## [AIM OF THE TASK]
In your copy, repeat the records exactly and leave out the pictures.

## [DATA IN THIS EXERCISE]
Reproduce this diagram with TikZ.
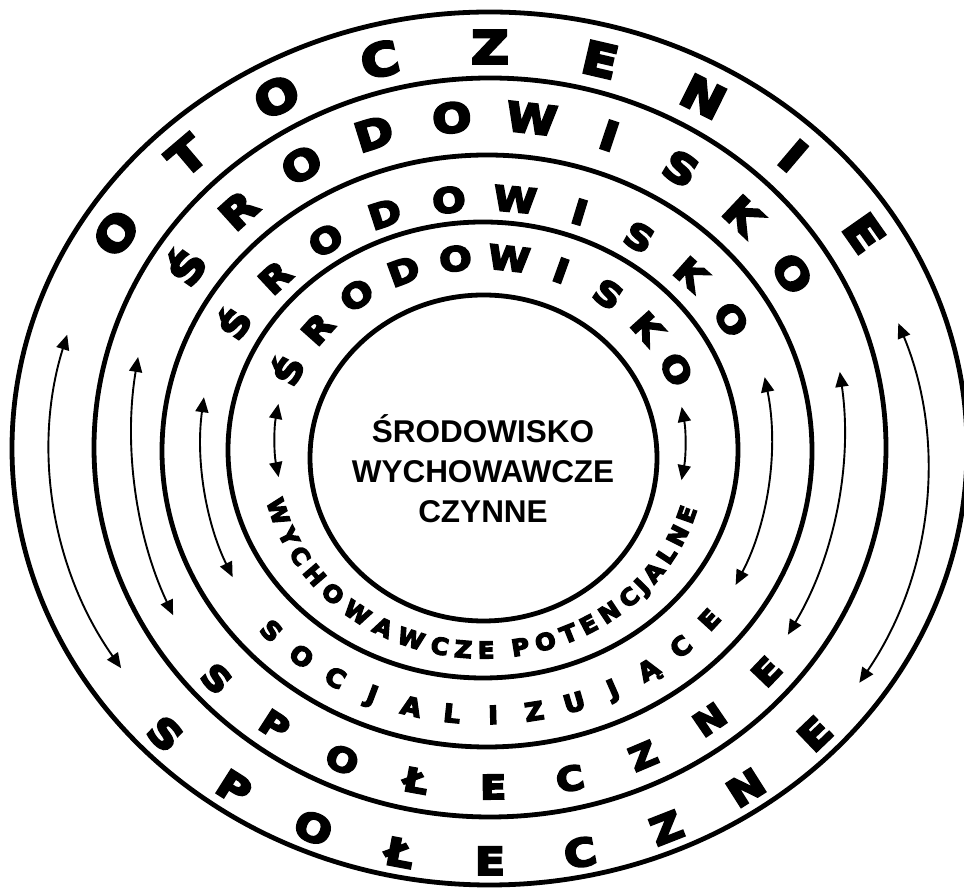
\documentclass[tikz,border=0pt]{standalone}
\usepackage{fontspec}
\setmainfont{Liberation Sans}
\newfontfamily\ringfont{DejaVu Sans Bold}[FakeStretch=1.15,FakeBold=6]
\newfontfamily\ringfontn{DejaVu Sans Bold}[FakeStretch=1.05,FakeBold=6]
\usetikzlibrary{arrows.meta}
\tikzset{
  ring/.style={draw=black, line width=4.8pt},
  flow/.style={draw=black, line width=1.9pt,
    {Triangle[length=15pt,width=13pt]}-{Triangle[length=15pt,width=13pt]}},
  letter/.style={inner sep=0pt, outer sep=0pt, anchor=center},
  core/.style={font=\bfseries\fontsize{31.5}{36}\selectfont, inner sep=0pt, anchor=base},
}
\begin{document}
\begin{tikzpicture}[x=1pt,y=1pt]
\path[use as bounding box] (0,0) rectangle (964,888);
\fill[white] (0,0) rectangle (964,888);
\clip (0,0) rectangle (964,888);
% rings
\draw[ring] (489.5,439.5) ellipse [x radius=477.5, y radius=436.5];
\draw[ring] (490,440.5) ellipse [x radius=396, y radius=369.5];
\draw[ring] (487,437) ellipse [x radius=325, y radius=296];
\draw[ring] (483,438) ellipse [x radius=255, y radius=228];
\draw[ring] (483.5,430) ellipse [x radius=173.5, y radius=163];
% centre text
\node[core] (c1) at (483,445) {ŚRODOWISKO};
\node[core] (c2) at (483,405) {WYCHOWAWCZE};
\node[core] (c3) at (483,365) {CZYNNE};
% ring 1 top
\foreach \l [count=\i from 0] in {O,T,O,C,Z,E,N,I,E}{
  \pgfmathsetmacro\t{147.6-14.4*\i}
  \pgfmathsetmacro\r{atan2(-401*cos(\t),443*sin(\t))}
  \node[letter, rotate=\r, font=\ringfont\fontsize{45}{45}\selectfont] (ra\i) at ({490+443*cos(\t)},{440+401*sin(\t)}) {\vphantom{E}\smash{\l}};
}
% ring 1 bottom
\foreach \l [count=\i from 0] in {S,P,O,Ł,E,C,Z,N,E}{
  \pgfmathsetmacro\t{223.8+11.55*\i}
  \pgfmathsetmacro\r{atan2(413*cos(\t),-450*sin(\t))}
  \node[letter, rotate=\r, font=\ringfont\fontsize{38}{38}\selectfont] (rb\i) at ({490+450*cos(\t)},{440+413*sin(\t)}) {\vphantom{E}\smash{\l}};
}
% ring 2 top
\foreach \l [count=\i from 0] in {Ś,R,O,D,O,W,I,S,K,O}{
  \pgfmathsetmacro\t{147-12.8*\i}
  \pgfmathsetmacro\r{atan2(-333*cos(\t),358*sin(\t))}
  \node[letter, rotate=\r, font=\ringfont\fontsize{40}{40}\selectfont] (rc\i) at ({488+358*cos(\t)},{439+333*sin(\t)}) {\vphantom{E}\smash{\l}};
}
% ring 2 bottom
\foreach \l [count=\i from 0] in {S,P,O,Ł,E,C,Z,N,E}{
  \pgfmathsetmacro\t{222.8+12*\i}
  \pgfmathsetmacro\r{atan2(338*cos(\t),-370*sin(\t))}
  \node[letter, rotate=\r, font=\ringfont\fontsize{33}{33}\selectfont] (rd\i) at ({488+370*cos(\t)},{439+338*sin(\t)}) {\vphantom{E}\smash{\l}};
}
% ring 3 top
\foreach \l [count=\i from 0] in {Ś,R,O,D,O,W,I,S,K,O}{
  \pgfmathsetmacro\t{150-13.2*\i}
  \pgfmathsetmacro\r{atan2(-252*cos(\t),288*sin(\t))}
  \node[letter, rotate=\r, font=\ringfont\fontsize{34}{34}\selectfont] (re\i) at ({485+288*cos(\t)},{438+252*sin(\t)}) {\vphantom{E}\smash{\l}};
}
% ring 3 bottom
\foreach \l [count=\i from 0] in {S,O,C,J,A,L,I,Z,U,J,Ą,C,E}{
  \pgfmathsetmacro\t{223+8.1*\i}
  \pgfmathsetmacro\r{atan2(265*cos(\t),-292*sin(\t))}
  \node[letter, rotate=\r, font=\ringfontn\fontsize{25}{25}\selectfont] (rf\i) at ({485+292*cos(\t)},{438+265*sin(\t)}) {\vphantom{E}\smash{\l}};
}
% ring 4 top
\foreach \l [count=\i from 0] in {Ś,R,O,D,O,W,I,S,K,O}{
  \pgfmathsetmacro\t{155-14.4*\i}
  \pgfmathsetmacro\r{atan2(-197*cos(\t),214*sin(\t))}
  \node[letter, rotate=\r, font=\ringfont\fontsize{33}{33}\selectfont] (rg\i) at ({483+214*cos(\t)},{434+197*sin(\t)}) {\vphantom{E}\smash{\l}};
}
% ring 4 bottom (spaced by letter widths)
\gdef\cum{0}
\foreach \l/\w [count=\i from 0] in {W/1.103,Y/.724,C/.734,H/.838,O/.850,W/1.103,A/.774,W/1.103,C/.734,Z/.725,E/.683,{}/.348,P/.733,O/.850,T/.682,E/.683,N/.838,C/.734,J/.372,A/.774,L/.637,N/.838,E/.683}{
  \pgfmathsetmacro\t{192.2+8.71*(\cum+\w/2)}
  \pgfmathsetmacro\r{atan2(196*cos(\t),-214*sin(\t))}
  \node[letter, rotate=\r, font=\ringfontn\fontsize{23}{23}\selectfont] (rh\i) at ({483+214*cos(\t)},{434+196*sin(\t)}) {\vphantom{E}\smash{\l}};
  \pgfmathsetmacro\tmp{\cum+\w}\xdef\cum{\tmp}
}
% arrows: elliptical arcs between the rings
\foreach \n/\cx/\cy/\a/\b/\ts/\te in {
  a1l/488/441/438/405/163.9/213.1,
  a1r/487/421/440/405/20.8/-32.2,
  a2l/488/458/356/397/169.4/207.8,
  a2r/488/458/356/380/8.8/-32.6,
  a3l/487/448/286/300/171.8/207.2,
  a3r/487/448/284/300/12.1/-28.9,
  a4l/483/448/208/200/169.6/190.7,
  a4r/483/445/202/200/10.4/-10.7}{
  \coordinate (\n) at ({\cx+\a*cos(\ts)},{\cy+\b*sin(\ts)});
  \draw[flow] (\n) arc[start angle=\ts, end angle=\te, x radius=\a, y radius=\b];
}
\end{tikzpicture}
\end{document}
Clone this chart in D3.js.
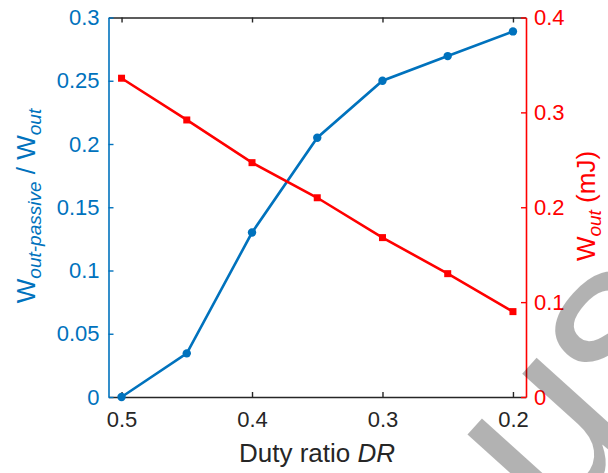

## [REPLY TO THE TASK]
Reproduce this diagram with TikZ.
\documentclass[tikz,border=0pt]{standalone}
\usepackage{fontspec}
\setmainfont{Liberation Sans}
\newfontfamily\ringfont{DejaVu Sans Bold}[FakeStretch=1.15,FakeBold=6]
\newfontfamily\ringfontn{DejaVu Sans Bold}[FakeStretch=1.05,FakeBold=6]
\usetikzlibrary{arrows.meta}
\tikzset{
  ring/.style={draw=black, line width=4.8pt},
  flow/.style={draw=black, line width=1.9pt,
    {Triangle[length=15pt,width=13pt]}-{Triangle[length=15pt,width=13pt]}},
  letter/.style={inner sep=0pt, outer sep=0pt, anchor=center},
  core/.style={font=\bfseries\fontsize{31.5}{36}\selectfont, inner sep=0pt, anchor=base},
}
\begin{document}
\begin{tikzpicture}[x=1pt,y=1pt]
\path[use as bounding box] (0,0) rectangle (964,888);
\fill[white] (0,0) rectangle (964,888);
\clip (0,0) rectangle (964,888);
% rings
\draw[ring] (489.5,439.5) ellipse [x radius=477.5, y radius=436.5];
\draw[ring] (490,440.5) ellipse [x radius=396, y radius=369.5];
\draw[ring] (487,437) ellipse [x radius=325, y radius=296];
\draw[ring] (483,438) ellipse [x radius=255, y radius=228];
\draw[ring] (483.5,430) ellipse [x radius=173.5, y radius=163];
% centre text
\node[core] (c1) at (483,445) {ŚRODOWISKO};
\node[core] (c2) at (483,405) {WYCHOWAWCZE};
\node[core] (c3) at (483,365) {CZYNNE};
% ring 1 top
\foreach \l [count=\i from 0] in {O,T,O,C,Z,E,N,I,E}{
  \pgfmathsetmacro\t{147.6-14.4*\i}
  \pgfmathsetmacro\r{atan2(-401*cos(\t),443*sin(\t))}
  \node[letter, rotate=\r, font=\ringfont\fontsize{45}{45}\selectfont] (ra\i) at ({490+443*cos(\t)},{440+401*sin(\t)}) {\vphantom{E}\smash{\l}};
}
% ring 1 bottom
\foreach \l [count=\i from 0] in {S,P,O,Ł,E,C,Z,N,E}{
  \pgfmathsetmacro\t{223.8+11.55*\i}
  \pgfmathsetmacro\r{atan2(413*cos(\t),-450*sin(\t))}
  \node[letter, rotate=\r, font=\ringfont\fontsize{38}{38}\selectfont] (rb\i) at ({490+450*cos(\t)},{440+413*sin(\t)}) {\vphantom{E}\smash{\l}};
}
% ring 2 top
\foreach \l [count=\i from 0] in {Ś,R,O,D,O,W,I,S,K,O}{
  \pgfmathsetmacro\t{147-12.8*\i}
  \pgfmathsetmacro\r{atan2(-333*cos(\t),358*sin(\t))}
  \node[letter, rotate=\r, font=\ringfont\fontsize{40}{40}\selectfont] (rc\i) at ({488+358*cos(\t)},{439+333*sin(\t)}) {\vphantom{E}\smash{\l}};
}
% ring 2 bottom
\foreach \l [count=\i from 0] in {S,P,O,Ł,E,C,Z,N,E}{
  \pgfmathsetmacro\t{222.8+12*\i}
  \pgfmathsetmacro\r{atan2(338*cos(\t),-370*sin(\t))}
  \node[letter, rotate=\r, font=\ringfont\fontsize{33}{33}\selectfont] (rd\i) at ({488+370*cos(\t)},{439+338*sin(\t)}) {\vphantom{E}\smash{\l}};
}
% ring 3 top
\foreach \l [count=\i from 0] in {Ś,R,O,D,O,W,I,S,K,O}{
  \pgfmathsetmacro\t{150-13.2*\i}
  \pgfmathsetmacro\r{atan2(-252*cos(\t),288*sin(\t))}
  \node[letter, rotate=\r, font=\ringfont\fontsize{34}{34}\selectfont] (re\i) at ({485+288*cos(\t)},{438+252*sin(\t)}) {\vphantom{E}\smash{\l}};
}
% ring 3 bottom
\foreach \l [count=\i from 0] in {S,O,C,J,A,L,I,Z,U,J,Ą,C,E}{
  \pgfmathsetmacro\t{223+8.1*\i}
  \pgfmathsetmacro\r{atan2(265*cos(\t),-292*sin(\t))}
  \node[letter, rotate=\r, font=\ringfontn\fontsize{25}{25}\selectfont] (rf\i) at ({485+292*cos(\t)},{438+265*sin(\t)}) {\vphantom{E}\smash{\l}};
}
% ring 4 top
\foreach \l [count=\i from 0] in {Ś,R,O,D,O,W,I,S,K,O}{
  \pgfmathsetmacro\t{155-14.4*\i}
  \pgfmathsetmacro\r{atan2(-197*cos(\t),214*sin(\t))}
  \node[letter, rotate=\r, font=\ringfont\fontsize{33}{33}\selectfont] (rg\i) at ({483+214*cos(\t)},{434+197*sin(\t)}) {\vphantom{E}\smash{\l}};
}
% ring 4 bottom (spaced by letter widths)
\gdef\cum{0}
\foreach \l/\w [count=\i from 0] in {W/1.103,Y/.724,C/.734,H/.838,O/.850,W/1.103,A/.774,W/1.103,C/.734,Z/.725,E/.683,{}/.348,P/.733,O/.850,T/.682,E/.683,N/.838,C/.734,J/.372,A/.774,L/.637,N/.838,E/.683}{
  \pgfmathsetmacro\t{192.2+8.71*(\cum+\w/2)}
  \pgfmathsetmacro\r{atan2(196*cos(\t),-214*sin(\t))}
  \node[letter, rotate=\r, font=\ringfontn\fontsize{23}{23}\selectfont] (rh\i) at ({483+214*cos(\t)},{434+196*sin(\t)}) {\vphantom{E}\smash{\l}};
  \pgfmathsetmacro\tmp{\cum+\w}\xdef\cum{\tmp}
}
% arrows: elliptical arcs between the rings
\foreach \n/\cx/\cy/\a/\b/\ts/\te in {
  a1l/488/441/438/405/163.9/213.1,
  a1r/487/421/440/405/20.8/-32.2,
  a2l/488/458/356/397/169.4/207.8,
  a2r/488/458/356/380/8.8/-32.6,
  a3l/487/448/286/300/171.8/207.2,
  a3r/487/448/284/300/12.1/-28.9,
  a4l/483/448/208/200/169.6/190.7,
  a4r/483/445/202/200/10.4/-10.7}{
  \coordinate (\n) at ({\cx+\a*cos(\ts)},{\cy+\b*sin(\ts)});
  \draw[flow] (\n) arc[start angle=\ts, end angle=\te, x radius=\a, y radius=\b];
}
\end{tikzpicture}
\end{document}
Clone this chart in D3.js.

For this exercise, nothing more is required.